Mr Duncan Smith said the 1922 Committee of backbench Tory MPs should urgently meet again to decide on Mrs May’s fate.

“We have to make a change… The message was loud and clear that, since March 29, people have decided they are absolutely furious with the political class,” he told LBC.

“The committee has to sit again now, urgently, and decide that either the Prime Minister sets the immediate date for departure or, I’m afraid, they must do it for her.”

The threat of an imminent challenge to Mrs May’s position as Conservative leader was lifted last month when the 1922 Committee’s executive rejected calls to change party rules which protect her from a no-confidence vote until December.

Earlier, Justice Secretary David Gauke said the outcome would have been different had the Government succeeded in getting its Brexit deal through the Commons.

He said the results were “very disappointing”, telling BBC Breakfast: “What we need to be doing is addressing the big issue in front of us, which is Brexit.

“We would have had a much better set of election results had we managed to get the Prime Minister’s meaningful vote through earlier this year and we left the European Union on March 29.

“I think we can look at those local election results as a punishment for both the Labour Party and the Conservative Party for failing to find a way through that situation.”

Iain Duncan Smith described Mrs May as a ‘caretaker’ Prime Minister

Health Secretary Matt Hancock said that the message from voters in local elections was: “Get on, deliver Brexit and then move on.”

He told BBC Radio 4’s Today programme: “The electorate… right across the country want us to get on with Brexit and move on to all the other things they care about. I share that frustration.”

Foreign Secretary Jeremy Hunt pointed the finger at “purist” Brexiteers in his party who he said were partially to blame for the Tories’ drubbing.

Asked who was responsible for the losses, he told reporters in Africa: “You can look at lots of different groups of people – you can look at Brexit purists in my party who have consistently refused to compromise and put Brexit in peril.
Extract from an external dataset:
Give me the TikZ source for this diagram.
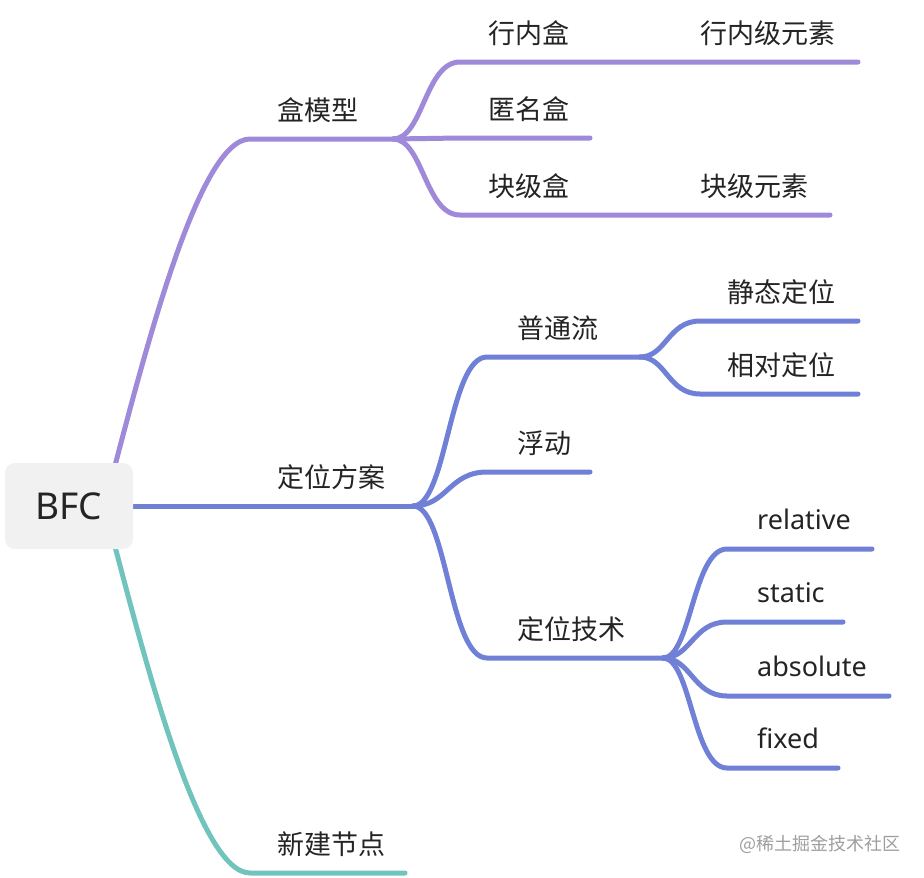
\documentclass[tikz,border=0pt]{standalone}
\usepackage{fontspec}
\setmainfont{Noto Sans}
\newfontfamily\cjk{Noto Sans CJK SC}
\usetikzlibrary{positioning,backgrounds}
\definecolor{mmpurple}{HTML}{9F89D9}
\definecolor{mmblue}{HTML}{6F80D6}
\definecolor{mmteal}{HTML}{71C4BE}
\definecolor{rootfill}{HTML}{F0F1F0}
\definecolor{inktext}{HTML}{242424}

\begin{document}
\begin{tikzpicture}[
    x=1pt, y=-1pt,
    root/.style={fill=rootfill, rounded corners=10pt, minimum width=128pt, minimum height=86pt, inner sep=0pt, font=\fontsize{37}{44}\selectfont, text=inktext},
    topic/.style={anchor=base west, inner sep=0pt, font=\cjk\fontsize{27}{32}\selectfont, text=inktext},
    latin/.style={topic, font=\fontsize{27}{32}\selectfont},
    branch/.style={line width=5pt, line cap=round, line join=round},
    watermark/.style={anchor=base west, inner sep=0pt, font=\cjk\fontsize{18}{22}\selectfont, text=black!38}
]
\useasboundingbox (0,0) rectangle (924,878);

% Root
\node[root] (bfc) at (69,506) {BFC};

% Underline ends
\coordinate (hmx-a) at (250,139);  \coordinate (hmx-b) at (393,139);
\coordinate (hnh-a) at (460,62);   \coordinate (hnh-b) at (672,62);   \coordinate (hnys-b) at (858,62);
\coordinate (nmh-a) at (460,138);  \coordinate (nmh-b) at (590,138);
\coordinate (kjh-a) at (460,215);  \coordinate (kjh-b) at (672,215);  \coordinate (kjys-b) at (830,215);
\coordinate (dwfa-b) at (413,506);
\coordinate (ptl-a) at (487,357);  \coordinate (ptl-b) at (640,357);
\coordinate (fd-a) at (487,472);   \coordinate (fd-b) at (590,472);
\coordinate (dwjs-a) at (487,658); \coordinate (dwjs-b) at (663,658);
\coordinate (jtdw-a) at (700,321); \coordinate (jtdw-b) at (858,321);
\coordinate (xddw-a) at (700,394); \coordinate (xddw-b) at (858,394);
\coordinate (rel-a) at (727,549);  \coordinate (rel-b) at (872,549);
\coordinate (sta-a) at (727,622);  \coordinate (sta-b) at (843,622);
\coordinate (abs-a) at (727,696);  \coordinate (abs-b) at (889,696);
\coordinate (fix-a) at (727,768);  \coordinate (fix-b) at (838,768);
\coordinate (xjjd-a) at (250,873); \coordinate (xjjd-b) at (405,873);

% Labels
\node[topic] (hmx) at (277,120) {盒模型};
\node[topic] (hnh) at (488,43) {行内盒};
\node[topic] (hnys) at (700,43) {行内级元素};
\node[topic] (nmh) at (488,119) {匿名盒};
\node[topic] (kjh) at (488,196) {块级盒};
\node[topic] (kjys) at (700,196) {块级元素};
\node[topic] (dwfa) at (277,487) {定位方案};
\node[topic] (ptl) at (517,338) {普通流};
\node[topic] (jtdw) at (727,302) {静态定位};
\node[topic] (xddw) at (727,375) {相对定位};
\node[topic] (fd) at (517,453) {浮动};
\node[topic] (dwjs) at (517,639) {定位技术};
\node[latin] (rel) at (757,529) {relative};
\node[latin] (sta) at (757,602) {static};
\node[latin] (abs) at (757,676) {absolute};
\node[latin] (fix) at (757,748) {fixed};
\node[topic] (xjjd) at (277,854) {新建节点};
\node[watermark] (wm) at (739,850) {@稀土掘金技术社区};

\begin{scope}[on background layer]
% Box model branch
\draw[branch, mmpurple] ([shift={(-22,-26)}]bfc.east) .. controls (148,340) and (200,139) .. (hmx-a) -- (hmx-b);
\draw[branch, mmpurple] (hmx-b) .. controls +(30,0) and +(-35,0) .. (hnh-a) -- (hnh-b) -- (hnys-b);
\draw[branch, mmpurple] (hmx-b) -- (nmh-a) -- (nmh-b);
\draw[branch, mmpurple] (hmx-b) .. controls +(30,0) and +(-35,0) .. (kjh-a) -- (kjh-b) -- (kjys-b);

% Positioning branch
\draw[branch, mmblue] (bfc.east) -- (dwfa-b);
\draw[branch, mmblue] (dwfa-b) .. controls +(34,0) and +(-38,0) .. (ptl-a) -- (ptl-b);
\draw[branch, mmblue] (dwfa-b) .. controls +(34,0) and +(-38,0) .. (fd-a) -- (fd-b);
\draw[branch, mmblue] (dwfa-b) .. controls +(34,0) and +(-38,0) .. (dwjs-a) -- (dwjs-b);
\draw[branch, mmblue] (ptl-b) .. controls +(26,0) and +(-32,0) .. (jtdw-a) -- (jtdw-b);
\draw[branch, mmblue] (ptl-b) .. controls +(26,0) and +(-32,0) .. (xddw-a) -- (xddw-b);
\draw[branch, mmblue] (dwjs-b) .. controls +(28,0) and +(-34,0) .. (rel-a) -- (rel-b);
\draw[branch, mmblue] (dwjs-b) .. controls +(28,0) and +(-34,0) .. (sta-a) -- (sta-b);
\draw[branch, mmblue] (dwjs-b) .. controls +(28,0) and +(-34,0) .. (abs-a) -- (abs-b);
\draw[branch, mmblue] (dwjs-b) .. controls +(28,0) and +(-34,0) .. (fix-a) -- (fix-b);

% New node branch
\draw[branch, mmteal] ([shift={(-22,26)}]bfc.east) .. controls (148,672) and (200,873) .. (xjjd-a) -- (xjjd-b);
\end{scope}
\end{tikzpicture}
\end{document}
“You can for sure look at Government – I’m sure that there are things we could have done differently in the course of the negotiations. And you can look at the Labour Party who have played politics consistently.”

But it was a good night for the Liberal Democrats, whose leader Sir Vince Cable hailed the “best results we’ve had in the 40 years of our existence”.

Reflecting on several years of election losses, Mr Cable said the Lib Dems’ opposition to Brexit will help them in the upcoming European elections.

“We are clearly a major force, we are clearly the leading Remain party and we expect to do well on the basis of that,” he told BBC Breakfast.

Anger at the mounting scale of losses saw Tory leader Theresa May heckled as she gave a speech in Wales, with a man shouting: “Why don’t you resign? We don’t want you.”

Meanwhile, former Brexit secretary David Davis said he will not run to replace Mrs May as PM and declared his support for Dominic Raab in the upcoming contest for Conservative leader.

He said Mr Raab, 45, was “the best-placed Brexit candidate to win the necessary support among MPs and party members and, above all, broaden our appeal to voters”.